Aim >> Transcribe everything in the data word for word. Pictures are left out.

Material >>

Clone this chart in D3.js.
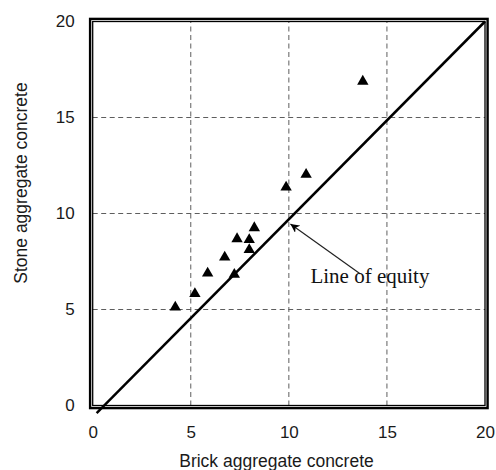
<!DOCTYPE html>
<html>
<head>
<meta charset="utf-8">
<script src="https://cdn.jsdelivr.net/npm/d3@7"></script>
<style>
  body { margin: 0; background: #fff; }
  svg { display: block; }
</style>
</head>
<body>
<div id="chart"></div>
<script>
// brick (x) vs stone (y) aggregate concrete values
const brick = [4.21, 5.21, 5.86, 6.73, 7.22, 7.36, 7.98, 7.98, 8.24, 9.86, 10.88, 13.77];
const stone = [5.12, 5.82, 6.89, 7.72, 6.82, 8.68, 8.63, 8.11, 9.25, 11.37, 12.03, 16.88];
const xTicks = [0, 5, 10, 15, 20];
const yTicks = [0, 5, 10, 15, 20];
const equityLine = [[0.2, -0.4], [20, 20]];
const arrowFrom = [13.65, 6.85];
const arrowTo = [10.08, 9.45];
const noteText = 'Line of equity';
const notePos = [11.1, 6.4];

const W = 496, H = 470;
const x = d3.scaleLinear().domain([0, 20]).range([92.7, 485]);
const y = d3.scaleLinear().domain([0, 20]).range([405.5, 21.5]);

const svg = d3.select('#chart').append('svg')
    .attr('width', W)
    .attr('height', H);

// dashed grid
svg.append('g')
    .selectAll('line')
    .data(xTicks.slice(1, -1))
    .enter().append('line')
    .attr('x1', d => x(d)).attr('x2', d => x(d))
    .attr('y1', y(0)).attr('y2', y(20))
    .attr('stroke', '#5e5e5e')
    .attr('stroke-width', 1)
    .attr('stroke-dasharray', '5,3.5');

svg.append('g')
    .selectAll('line')
    .data(yTicks.slice(1, -1))
    .enter().append('line')
    .attr('x1', x(0)).attr('x2', x(20))
    .attr('y1', d => y(d)).attr('y2', d => y(d))
    .attr('stroke', '#5e5e5e')
    .attr('stroke-width', 1)
    .attr('stroke-dasharray', '5,3.5');

// axes (labels only)
const xAxis = d3.axisBottom(x).tickValues(xTicks).tickSize(0).tickPadding(20);
const yAxis = d3.axisLeft(y).tickValues(yTicks).tickSize(0).tickPadding(18);

const gx = svg.append('g').attr('transform', 'translate(0,' + y(0) + ')').call(xAxis);
const gy = svg.append('g').attr('transform', 'translate(' + x(0) + ',0)').call(yAxis);
[gx, gy].forEach(g => {
    g.select('.domain').remove();
    g.selectAll('text')
        .style('font-family', '"Liberation Sans", Arial, sans-serif')
        .style('font-size', '17px')
        .attr('fill', '#1a1a1a');
});

// frame: thin inner + thick outer
svg.append('rect')
    .attr('x', x(0)).attr('y', y(20))
    .attr('width', x(20) - x(0)).attr('height', y(0) - y(20))
    .attr('fill', 'none').attr('stroke', '#000').attr('stroke-width', 1.3);
svg.append('rect')
    .attr('x', x(0) - 2.6).attr('y', y(20) - 2.6)
    .attr('width', x(20) - x(0) + 5.2).attr('height', y(0) - y(20) + 5.2)
    .attr('fill', 'none').attr('stroke', '#000').attr('stroke-width', 2.4);

// line of equity
svg.append('path')
    .datum(equityLine)
    .attr('d', d3.line().x(d => x(d[0])).y(d => y(d[1])))
    .attr('fill', 'none')
    .attr('stroke', '#000')
    .attr('stroke-width', 2.5);

// points
svg.append('g')
    .selectAll('path')
    .data(brick.map((b, i) => [b, stone[i]]))
    .enter().append('path')
    .attr('transform', d => 'translate(' + x(d[0]) + ',' + y(d[1]) + ')')
    .attr('d', d3.symbol().type(d3.symbolTriangle).size(56))
    .attr('fill', '#000');

// annotation
svg.append('defs').append('marker')
    .attr('id', 'arrow')
    .attr('viewBox', '0 0 10 10')
    .attr('refX', 10).attr('refY', 5)
    .attr('markerWidth', 9).attr('markerHeight', 9)
    .attr('markerUnits', 'userSpaceOnUse')
    .attr('orient', 'auto')
    .append('path')
    .attr('d', 'M0,0 L10,5 L0,10 L3,5 Z')
    .attr('fill', '#000');

svg.append('line')
    .attr('x1', x(arrowFrom[0])).attr('y1', y(arrowFrom[1]))
    .attr('x2', x(arrowTo[0])).attr('y2', y(arrowTo[1]))
    .attr('stroke', '#222')
    .attr('stroke-width', 1.2)
    .attr('marker-end', 'url(#arrow)');

svg.append('text')
    .attr('x', x(notePos[0]))
    .attr('y', y(notePos[1]))
    .style('font-family', '"Liberation Serif", "Times New Roman", serif')
    .style('font-size', '21px')
    .attr('fill', '#111')
    .text(noteText);

// axis titles
svg.append('text')
    .attr('x', 276.5).attr('y', 467)
    .attr('text-anchor', 'middle')
    .style('font-family', '"Liberation Sans", Arial, sans-serif')
    .style('font-size', '17.5px')
    .attr('fill', '#1a1a1a')
    .text('Brick aggregate concrete');

svg.append('text')
    .attr('transform', 'translate(26.5,183)rotate(-90)')
    .attr('text-anchor', 'middle')
    .style('font-family', '"Liberation Sans", Arial, sans-serif')
    .style('font-size', '17.5px')
    .attr('fill', '#1a1a1a')
    .text('Stone aggregate concrete');
</script>
</body>
</html>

Exercise output >>
Clone this chart in D3.js.
<!DOCTYPE html>
<html>
<head>
<meta charset="utf-8">
<script src="https://cdn.jsdelivr.net/npm/d3@7"></script>
<style>
  body { margin: 0; background: #fff; }
  svg { display: block; }
</style>
</head>
<body>
<div id="chart"></div>
<script>
// brick (x) vs stone (y) aggregate concrete values
const brick = [4.21, 5.21, 5.86, 6.73, 7.22, 7.36, 7.98, 7.98, 8.24, 9.86, 10.88, 13.77];
const stone = [5.12, 5.82, 6.89, 7.72, 6.82, 8.68, 8.63, 8.11, 9.25, 11.37, 12.03, 16.88];
const xTicks = [0, 5, 10, 15, 20];
const yTicks = [0, 5, 10, 15, 20];
const equityLine = [[0.2, -0.4], [20, 20]];
const arrowFrom = [13.65, 6.85];
const arrowTo = [10.08, 9.45];
const noteText = 'Line of equity';
const notePos = [11.1, 6.4];

const W = 496, H = 470;
const x = d3.scaleLinear().domain([0, 20]).range([92.7, 485]);
const y = d3.scaleLinear().domain([0, 20]).range([405.5, 21.5]);

const svg = d3.select('#chart').append('svg')
    .attr('width', W)
    .attr('height', H);

// dashed grid
svg.append('g')
    .selectAll('line')
    .data(xTicks.slice(1, -1))
    .enter().append('line')
    .attr('x1', d => x(d)).attr('x2', d => x(d))
    .attr('y1', y(0)).attr('y2', y(20))
    .attr('stroke', '#5e5e5e')
    .attr('stroke-width', 1)
    .attr('stroke-dasharray', '5,3.5');

svg.append('g')
    .selectAll('line')
    .data(yTicks.slice(1, -1))
    .enter().append('line')
    .attr('x1', x(0)).attr('x2', x(20))
    .attr('y1', d => y(d)).attr('y2', d => y(d))
    .attr('stroke', '#5e5e5e')
    .attr('stroke-width', 1)
    .attr('stroke-dasharray', '5,3.5');

// axes (labels only)
const xAxis = d3.axisBottom(x).tickValues(xTicks).tickSize(0).tickPadding(20);
const yAxis = d3.axisLeft(y).tickValues(yTicks).tickSize(0).tickPadding(18);

const gx = svg.append('g').attr('transform', 'translate(0,' + y(0) + ')').call(xAxis);
const gy = svg.append('g').attr('transform', 'translate(' + x(0) + ',0)').call(yAxis);
[gx, gy].forEach(g => {
    g.select('.domain').remove();
    g.selectAll('text')
        .style('font-family', '"Liberation Sans", Arial, sans-serif')
        .style('font-size', '17px')
        .attr('fill', '#1a1a1a');
});

// frame: thin inner + thick outer
svg.append('rect')
    .attr('x', x(0)).attr('y', y(20))
    .attr('width', x(20) - x(0)).attr('height', y(0) - y(20))
    .attr('fill', 'none').attr('stroke', '#000').attr('stroke-width', 1.3);
svg.append('rect')
    .attr('x', x(0) - 2.6).attr('y', y(20) - 2.6)
    .attr('width', x(20) - x(0) + 5.2).attr('height', y(0) - y(20) + 5.2)
    .attr('fill', 'none').attr('stroke', '#000').attr('stroke-width', 2.4);

// line of equity
svg.append('path')
    .datum(equityLine)
    .attr('d', d3.line().x(d => x(d[0])).y(d => y(d[1])))
    .attr('fill', 'none')
    .attr('stroke', '#000')
    .attr('stroke-width', 2.5);

// points
svg.append('g')
    .selectAll('path')
    .data(brick.map((b, i) => [b, stone[i]]))
    .enter().append('path')
    .attr('transform', d => 'translate(' + x(d[0]) + ',' + y(d[1]) + ')')
    .attr('d', d3.symbol().type(d3.symbolTriangle).size(56))
    .attr('fill', '#000');

// annotation
svg.append('defs').append('marker')
    .attr('id', 'arrow')
    .attr('viewBox', '0 0 10 10')
    .attr('refX', 10).attr('refY', 5)
    .attr('markerWidth', 9).attr('markerHeight', 9)
    .attr('markerUnits', 'userSpaceOnUse')
    .attr('orient', 'auto')
    .append('path')
    .attr('d', 'M0,0 L10,5 L0,10 L3,5 Z')
    .attr('fill', '#000');

svg.append('line')
    .attr('x1', x(arrowFrom[0])).attr('y1', y(arrowFrom[1]))
    .attr('x2', x(arrowTo[0])).attr('y2', y(arrowTo[1]))
    .attr('stroke', '#222')
    .attr('stroke-width', 1.2)
    .attr('marker-end', 'url(#arrow)');

svg.append('text')
    .attr('x', x(notePos[0]))
    .attr('y', y(notePos[1]))
    .style('font-family', '"Liberation Serif", "Times New Roman", serif')
    .style('font-size', '21px')
    .attr('fill', '#111')
    .text(noteText);

// axis titles
svg.append('text')
    .attr('x', 276.5).attr('y', 467)
    .attr('text-anchor', 'middle')
    .style('font-family', '"Liberation Sans", Arial, sans-serif')
    .style('font-size', '17.5px')
    .attr('fill', '#1a1a1a')
    .text('Brick aggregate concrete');

svg.append('text')
    .attr('transform', 'translate(26.5,183)rotate(-90)')
    .attr('text-anchor', 'middle')
    .style('font-family', '"Liberation Sans", Arial, sans-serif')
    .style('font-size', '17.5px')
    .attr('fill', '#1a1a1a')
    .text('Stone aggregate concrete');
</script>
</body>
</html>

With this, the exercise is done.